▸ THE REQUEST
Reproduce the listing below exactly, minus its pictures.

▸ GIVEN DATA

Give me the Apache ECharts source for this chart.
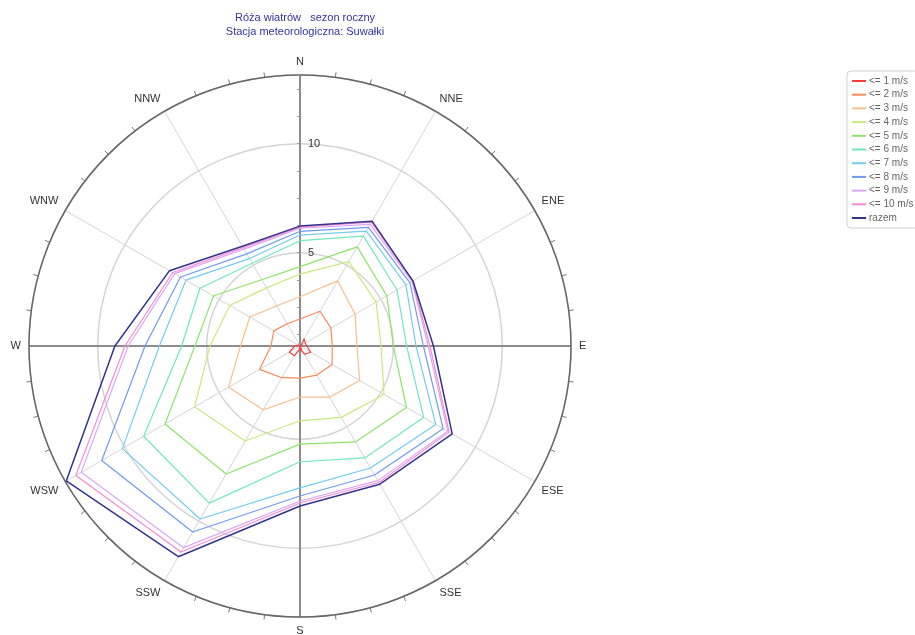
<!DOCTYPE html>
<html><head><meta charset="utf-8">
<script src="https://cdn.jsdelivr.net/npm/echarts@6/dist/echarts.min.js"></script>
<style>html,body{margin:0;padding:0;background:#fff}#c{width:915px;height:635px}</style>
</head><body><div id="c"></div>
<script>
const titleLine1 = 'Róża wiatrów   sezon roczny';
const titleLine2 = 'Stacja meteorologiczna: Suwałki';
const directions = ['N','NNE','ENE','E','ESE','SSE','S','SSW','WSW','W','WNW','NNW'];
const radialTicks = [5, 10];
const seriesNames = ['<= 1 m/s','<= 2 m/s','<= 3 m/s','<= 4 m/s','<= 5 m/s','<= 6 m/s','<= 7 m/s','<= 8 m/s','<= 9 m/s','<= 10 m/s','razem'];
const v1  = [0.6, 1.1, 1.0, 1.03, 1.29, 1.16, 0.85, 1.23, 1.29, 0.95, 0.8, 0.55];
const v2  = [1.96, 2.56, 2.36, 2.2, 2.42, 2.26, 2.19, 2.4, 2.86, 2.05, 2.11, 1.9];
const v3  = [2.98, 4.17, 3.64, 3.33, 3.88, 3.43, 3.06, 4.1, 4.5, 3.45, 3.38, 2.85];
const v4  = [4.02, 5.19, 4.75, 4.44, 5.17, 4.5, 4.15, 5.75, 6.3, 4.85, 4.44, 3.8];
const v5  = [4.36, 5.97, 5.32, 5.0, 6.36, 5.8, 5.22, 7.5, 7.87, 5.54, 5.31, 4.23];
const v6  = [5.55, 6.54, 5.86, 5.61, 7.27, 6.65, 6.03, 9.04, 9.0, 6.15, 6.02, 5.1];
const v7  = [5.81, 6.8, 6.33, 6.04, 7.91, 7.18, 7.23, 9.88, 10.13, 7.17, 6.76, 5.35];
const v8  = [5.98, 7.0, 6.54, 6.38, 8.3, 7.55, 7.6, 10.57, 11.22, 7.83, 7.05, 5.6];
const v9  = [6.12, 7.16, 6.65, 6.6, 8.55, 7.85, 7.83, 11.4, 12.31, 8.6, 7.36, 5.85];
const v10 = [6.17, 7.28, 6.68, 6.68, 8.62, 7.95, 7.92, 11.63, 12.59, 8.75, 7.46, 5.93];
const vAll= [6.22, 7.33, 6.70, 6.84, 8.78, 8.04, 8.06, 11.88, 13.1, 9.21, 7.63, 6.0];
const seriesValues = [v1,v2,v3,v4,v5,v6,v7,v8,v9,v10,vAll];
const colors = ['#ff3b3b','#f78a5a','#f7bf8c','#c6ea7e','#8ee46a','#6fe8bf','#72cdf0','#6f9af0','#dba6f7','#f58ad0','#33338f'];
const rMin = 0.72, rMax = 13.15;

const step = 360 / directions.length;
function toPolar(vals){
  const pts = vals.map((v,i)=>[v, i*step]);
  pts.push([vals[0], 360]);
  return pts;
}
const chart = echarts.init(document.getElementById('c'));
const font = 'Arial, "Liberation Sans", sans-serif';
chart.setOption({
  animation:false,
  textStyle:{fontFamily:font},
  title:{text: titleLine1 + '\n' + titleLine2, left:300, top:6, textAlign:'center',
    textStyle:{fontSize:11, fontWeight:'normal', color:'#33339a', lineHeight:14, fontFamily:font}},
  legend:{orient:'vertical', left:847, top:71, data:seriesNames, icon:'rect', itemWidth:14, itemHeight:2, itemGap:3.7,
    padding:[5,5,5,5], borderColor:'#d0d0d0', borderWidth:1, borderRadius:4,
    textStyle:{fontSize:10, color:'#666', fontFamily:font, padding:[0,0,0,-2]}},
  polar:[{center:[300,346], radius:271},{center:[300,346], radius:271}],
  angleAxis:[{polarIndex:0, type:'value', min:0, max:360, interval:step, startAngle:90, clockwise:true,
      axisLine:{lineStyle:{color:'#666', width:1.5}},
      axisTick:{show:false},
      minorTick:{show:true, splitNumber:4, length:5, lineStyle:{color:'#777'}},
      axisLabel:{margin:8, fontSize:11, color:'#333', formatter:(v)=>{const i=Math.round(v/step); return i<directions.length?directions[i]:'';}},
      splitLine:{lineStyle:{color:'#d4d4d4', width:1}}},
    {polarIndex:1, type:'value', min:0, max:360, interval:90, startAngle:90, clockwise:true,
      axisLine:{show:false}, axisTick:{show:false}, axisLabel:{show:false},
      splitLine:{lineStyle:{color:'#8c8c8c', width:2}}}],
  radiusAxis:[{polarIndex:0, type:'value', min:rMin, max:rMax, splitNumber:2,
      axisLine:{show:false}, axisTick:{show:false},
      axisLabel:{showMinLabel:false, showMaxLabel:false, fontSize:11, color:'#333', margin:-8, align:'left', verticalAlign:'middle',
        formatter:(v)=> radialTicks.includes(Math.round(v*100)/100) ? String(v) : ''},
      splitLine:{lineStyle:{color:'#d4d4d4', width:1.5}}},
    {polarIndex:1, type:'value', min:rMin, max:rMax, minInterval:1.25, maxInterval:1.25,
      axisLine:{show:false}, axisTick:{show:true, length:3, lineStyle:{color:'#999'}},
      axisLabel:{show:false}, splitLine:{show:false}}],
  series: seriesNames.map((n,i)=>({name:n, type:'line', coordinateSystem:'polar', polarIndex:0,
    data: toPolar(seriesValues[i]), symbol:'none', smooth:false,
    lineStyle:{width: i===10?1.5:1.2, color:colors[i]}, itemStyle:{color:colors[i]}, z:3+i}))
});
</script></body></html>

▸ WORKED SOLUTION
Give me the Apache ECharts source for this chart.
<!DOCTYPE html>
<html><head><meta charset="utf-8">
<script src="https://cdn.jsdelivr.net/npm/echarts@6/dist/echarts.min.js"></script>
<style>html,body{margin:0;padding:0;background:#fff}#c{width:915px;height:635px}</style>
</head><body><div id="c"></div>
<script>
const titleLine1 = 'Róża wiatrów   sezon roczny';
const titleLine2 = 'Stacja meteorologiczna: Suwałki';
const directions = ['N','NNE','ENE','E','ESE','SSE','S','SSW','WSW','W','WNW','NNW'];
const radialTicks = [5, 10];
const seriesNames = ['<= 1 m/s','<= 2 m/s','<= 3 m/s','<= 4 m/s','<= 5 m/s','<= 6 m/s','<= 7 m/s','<= 8 m/s','<= 9 m/s','<= 10 m/s','razem'];
const v1  = [0.6, 1.1, 1.0, 1.03, 1.29, 1.16, 0.85, 1.23, 1.29, 0.95, 0.8, 0.55];
const v2  = [1.96, 2.56, 2.36, 2.2, 2.42, 2.26, 2.19, 2.4, 2.86, 2.05, 2.11, 1.9];
const v3  = [2.98, 4.17, 3.64, 3.33, 3.88, 3.43, 3.06, 4.1, 4.5, 3.45, 3.38, 2.85];
const v4  = [4.02, 5.19, 4.75, 4.44, 5.17, 4.5, 4.15, 5.75, 6.3, 4.85, 4.44, 3.8];
const v5  = [4.36, 5.97, 5.32, 5.0, 6.36, 5.8, 5.22, 7.5, 7.87, 5.54, 5.31, 4.23];
const v6  = [5.55, 6.54, 5.86, 5.61, 7.27, 6.65, 6.03, 9.04, 9.0, 6.15, 6.02, 5.1];
const v7  = [5.81, 6.8, 6.33, 6.04, 7.91, 7.18, 7.23, 9.88, 10.13, 7.17, 6.76, 5.35];
const v8  = [5.98, 7.0, 6.54, 6.38, 8.3, 7.55, 7.6, 10.57, 11.22, 7.83, 7.05, 5.6];
const v9  = [6.12, 7.16, 6.65, 6.6, 8.55, 7.85, 7.83, 11.4, 12.31, 8.6, 7.36, 5.85];
const v10 = [6.17, 7.28, 6.68, 6.68, 8.62, 7.95, 7.92, 11.63, 12.59, 8.75, 7.46, 5.93];
const vAll= [6.22, 7.33, 6.70, 6.84, 8.78, 8.04, 8.06, 11.88, 13.1, 9.21, 7.63, 6.0];
const seriesValues = [v1,v2,v3,v4,v5,v6,v7,v8,v9,v10,vAll];
const colors = ['#ff3b3b','#f78a5a','#f7bf8c','#c6ea7e','#8ee46a','#6fe8bf','#72cdf0','#6f9af0','#dba6f7','#f58ad0','#33338f'];
const rMin = 0.72, rMax = 13.15;

const step = 360 / directions.length;
function toPolar(vals){
  const pts = vals.map((v,i)=>[v, i*step]);
  pts.push([vals[0], 360]);
  return pts;
}
const chart = echarts.init(document.getElementById('c'));
const font = 'Arial, "Liberation Sans", sans-serif';
chart.setOption({
  animation:false,
  textStyle:{fontFamily:font},
  title:{text: titleLine1 + '\n' + titleLine2, left:300, top:6, textAlign:'center',
    textStyle:{fontSize:11, fontWeight:'normal', color:'#33339a', lineHeight:14, fontFamily:font}},
  legend:{orient:'vertical', left:847, top:71, data:seriesNames, icon:'rect', itemWidth:14, itemHeight:2, itemGap:3.7,
    padding:[5,5,5,5], borderColor:'#d0d0d0', borderWidth:1, borderRadius:4,
    textStyle:{fontSize:10, color:'#666', fontFamily:font, padding:[0,0,0,-2]}},
  polar:[{center:[300,346], radius:271},{center:[300,346], radius:271}],
  angleAxis:[{polarIndex:0, type:'value', min:0, max:360, interval:step, startAngle:90, clockwise:true,
      axisLine:{lineStyle:{color:'#666', width:1.5}},
      axisTick:{show:false},
      minorTick:{show:true, splitNumber:4, length:5, lineStyle:{color:'#777'}},
      axisLabel:{margin:8, fontSize:11, color:'#333', formatter:(v)=>{const i=Math.round(v/step); return i<directions.length?directions[i]:'';}},
      splitLine:{lineStyle:{color:'#d4d4d4', width:1}}},
    {polarIndex:1, type:'value', min:0, max:360, interval:90, startAngle:90, clockwise:true,
      axisLine:{show:false}, axisTick:{show:false}, axisLabel:{show:false},
      splitLine:{lineStyle:{color:'#8c8c8c', width:2}}}],
  radiusAxis:[{polarIndex:0, type:'value', min:rMin, max:rMax, splitNumber:2,
      axisLine:{show:false}, axisTick:{show:false},
      axisLabel:{showMinLabel:false, showMaxLabel:false, fontSize:11, color:'#333', margin:-8, align:'left', verticalAlign:'middle',
        formatter:(v)=> radialTicks.includes(Math.round(v*100)/100) ? String(v) : ''},
      splitLine:{lineStyle:{color:'#d4d4d4', width:1.5}}},
    {polarIndex:1, type:'value', min:rMin, max:rMax, minInterval:1.25, maxInterval:1.25,
      axisLine:{show:false}, axisTick:{show:true, length:3, lineStyle:{color:'#999'}},
      axisLabel:{show:false}, splitLine:{show:false}}],
  series: seriesNames.map((n,i)=>({name:n, type:'line', coordinateSystem:'polar', polarIndex:0,
    data: toPolar(seriesValues[i]), symbol:'none', smooth:false,
    lineStyle:{width: i===10?1.5:1.2, color:colors[i]}, itemStyle:{color:colors[i]}, z:3+i}))
});
</script></body></html>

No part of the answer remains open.